Everything you didn't learn in school that will help you survive the world of work. A place for newbies, for working moms, for seasoned professionals and "free agents" to share strategies, tips and tales from the trenches.

Mar 18, 2010

Lead, Follow, or Get Out of the Way


Instructor, Caroline Bender
Weekend Campus: Simulation Exercise

Goal: Simulate corporate rollouts in a collapsed time frame, using creative role playing and minimal instruction.  By the end of the designated time period, each group will have launched their assigned project.  There is no prescribed time period for how long the launch itself should take.

Time frame: 8 hours
Once the exercise begins, the groups may set their own schedules of breaks, meals, and work.  Group members are not required to adhere to those schedules.

Group Roles:
1. Choose a Facilitator for your group to mediate discussion, track progress, and mitigate risks.
2. Choose a project Sponsor to be responsible for defining project goals such as business needs, customer requirements, market opportunity, and competitive intelligence.  Ask that person to sit out of your discussion for 20 minutes out of every 60.  The group Facilitator will be responsible for calling the Sponsor back into meetings.  The Sponsor may go wherever s/he chooses for those 20 minutes and is not required to be reachable by phone or email.

3.  Finally, choose another member of your group to play your Senior Executive. S/He should leave campus entirely.


Forming:
The Facilitator will read the group's objective: "Design a program, product, campaign, or operation."   No further detail will be provided.

Choose a name for your organization and distribute labor among yourselves.  If desired, switch places with members of other groups in different roles after the project work begins.  You need not discuss this with your Facilitator ahead of time.


Determine what your personal area goals would be, keeping in mind that they may conflict with the goals of others.  You may choose to care about this.


Storming:
When the Sponsor next joins the group, members will ask the questions which have been raised during your design discussion.  The Sponsor will present the name of a program, product, campaign or operation he has thought of during the preceding 20 minutes.  The group should alter their plans to suit that name. 

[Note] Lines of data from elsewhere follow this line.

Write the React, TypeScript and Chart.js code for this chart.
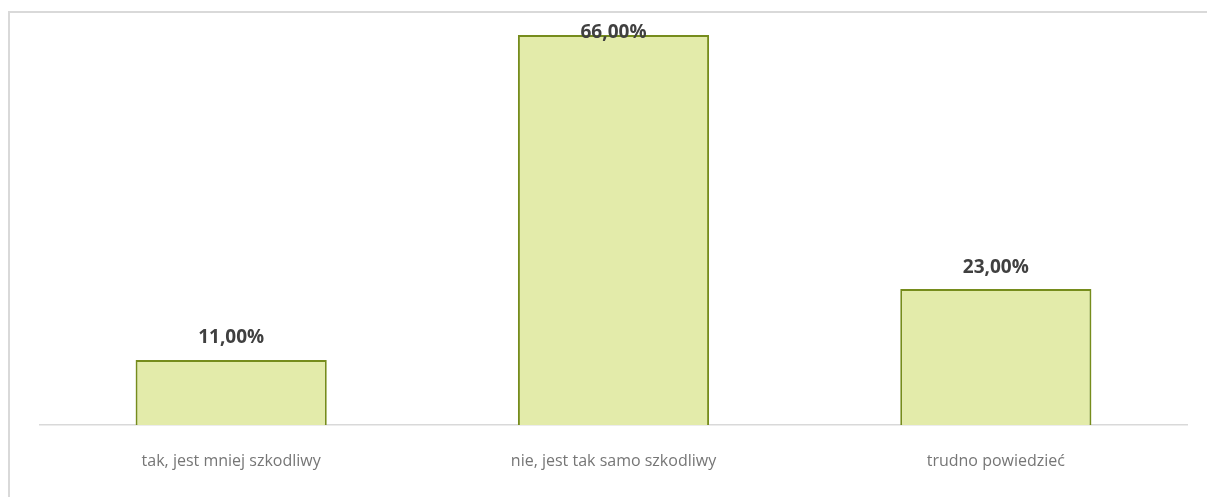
import React, { useEffect, useRef } from "react";
import { Chart, registerables } from "chart.js";

Chart.register(...registerables);

const categories = ["tak, jest mniej szkodliwy", "nie, jest tak samo szkodliwy", "trudno powiedzieć"];
const values = [0.11, 0.66, 0.23];
const yMin = 0;
const yMax = 0.7;

const fmt = (v: number) => (v * 100).toFixed(2).replace(".", ",") + "%";

const valueLabels = {
  id: "valueLabels",
  afterDatasetsDraw(chart: any) {
    const { ctx, chartArea } = chart;
    const meta = chart.getDatasetMeta(0);
    ctx.save();
    ctx.font = "bold 19px 'Open Sans'";
    ctx.fillStyle = "#404040";
    ctx.textAlign = "center";
    ctx.textBaseline = "middle";
    meta.data.forEach((bar: any, i: number) => {
      const y = Math.max(bar.y - 22, chartArea.top + 21);
      ctx.fillText(fmt(values[i]), bar.x, y);
    });
    ctx.restore();
  },
};

export default function App() {
  const ref = useRef<HTMLCanvasElement | null>(null);
  useEffect(() => {
    document.body.style.overflow = "hidden";
    const chart = new Chart(ref.current as HTMLCanvasElement, {
      type: "bar",
      data: {
        labels: categories,
        datasets: [
          {
            data: values,
            backgroundColor: "rgb(227,235,170)",
            borderColor: "rgb(118,140,28)",
            borderWidth: 2,
            categoryPercentage: 1,
            barPercentage: 0.5,
          },
        ],
      },
      options: {
        animation: false,
        responsive: false,
        maintainAspectRatio: false,
        layout: { padding: { left: 40, right: 20, top: 11.4, bottom: 0 } },
        plugins: { legend: { display: false }, tooltip: { enabled: false } },
        scales: {
          x: {
            grid: { display: false, drawTicks: false },
            border: { display: true, color: "#d9d9d9", width: 1.5 },
            ticks: {
              padding: 27,
              color: "#767676",
              font: { family: "'Open Sans'", size: 16 },
            },
            afterFit(scale: any) {
              scale.height = 72;
            },
          },
          y: {
            display: false,
            min: yMin,
            max: yMax,
          },
        },
      },
      plugins: [valueLabels],
    });
    return () => chart.destroy();
  }, []);
  return (
    <div>
      <div
        style={{
          position: "absolute",
          left: 8,
          top: 11,
          width: 1199,
          height: 486,
          borderTop: "2px solid #d9d9d9",
          borderLeft: "2px solid #d9d9d9",
          boxSizing: "border-box",
        }}
      />
      <canvas
        ref={ref}
        width={1207}
        height={497}
        style={{ position: "absolute", left: 0, top: 0, width: 1207, height: 497 }}
      />
    </div>
  );
}
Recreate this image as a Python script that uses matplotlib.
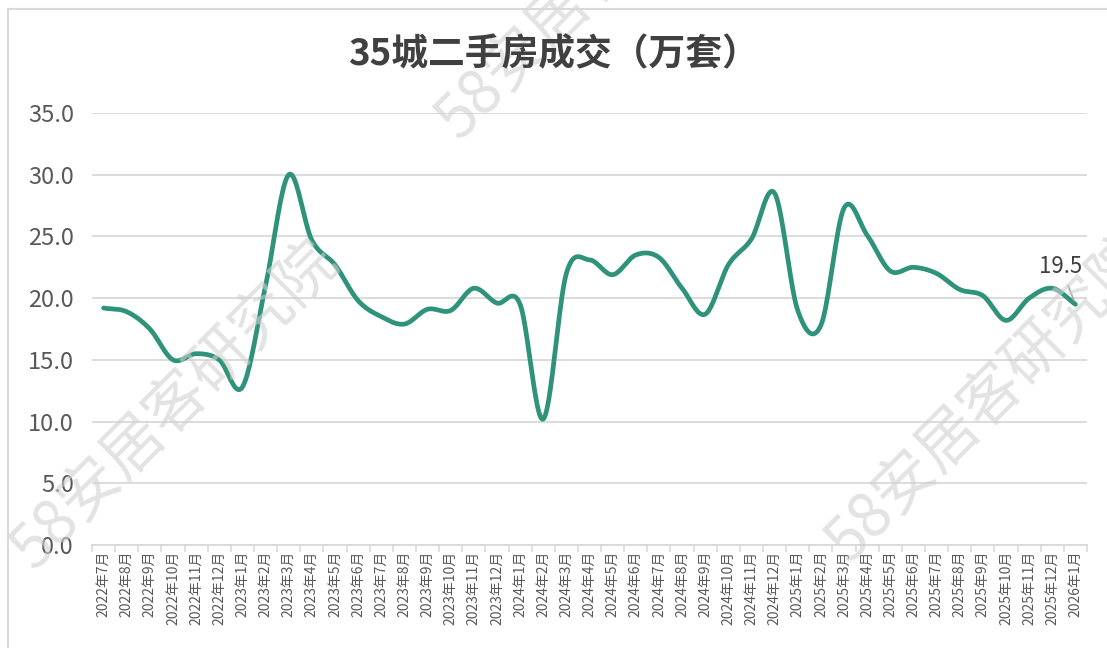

The remaining time with the Sponsor may be spent clarifying his/her idea, or arguing about how much time is left in the session. 


Norming:
The Facilitator will present a progress report and a review of the plan to this point.  Tasks and timelines will be reiterated and small group or individual work may occur.  This can be a good time for group members to switch teams.  In that event, the Facilitator will re-convene the group and re-establish roles, responsibilities, and goals.  The Facilitator is also reminded to watch the time for the next checkpoint with the Sponsor.  Outlook can be helpful here.

When the Sponsor next joins the group, repeat the question/clarification process.  Ask the Sponsor to provide status on any tasks assigned to her/him while s/he was out of the room.

Performing:
In advance of this step, the instructor will gather all of the Senior Executives into a small meeting room and explain what each group is launching, based entirely on any discussion or buzzwords s/he has managed to overhear during the course of the day.  The instructor may misrepresent some items, or assign them to the wrong groups, but the class should not worry too much about this.  The instructor should take care to excite each Senior Executives about the initiatives in his/her area.  When that has been done sufficiently, the executive group will rejoin the class.  Sponsors should only return according to their pre-set schedule.


The Senior Executive will join his/her group.  If the Sponsor is also present, the Sponsor will pitch the project.  If the Sponsor is not present, the Facilitator will pitch while the Executive asks about the Sponsor.


Transforming
The Executive  will use the following formula to determine how to respond to the group's work.  Within the formula, the Executive may improvise the details of their response.  The desires and requests of the Executive are binding.



IF  xxxxx time remains in session, ask the group to.....

90+ minutes.....stigmatize or socialize
60 minutes...prioritize or exercise
30 minutes...monetize or productize
15 minutes...incentive or proselytize
5 minutes... globalise or localise

The first group to complete a full launch of their program, product, campaign or operation before the close of the session will be declared the leading global provider of enterprise solutions and may purchase the other groups.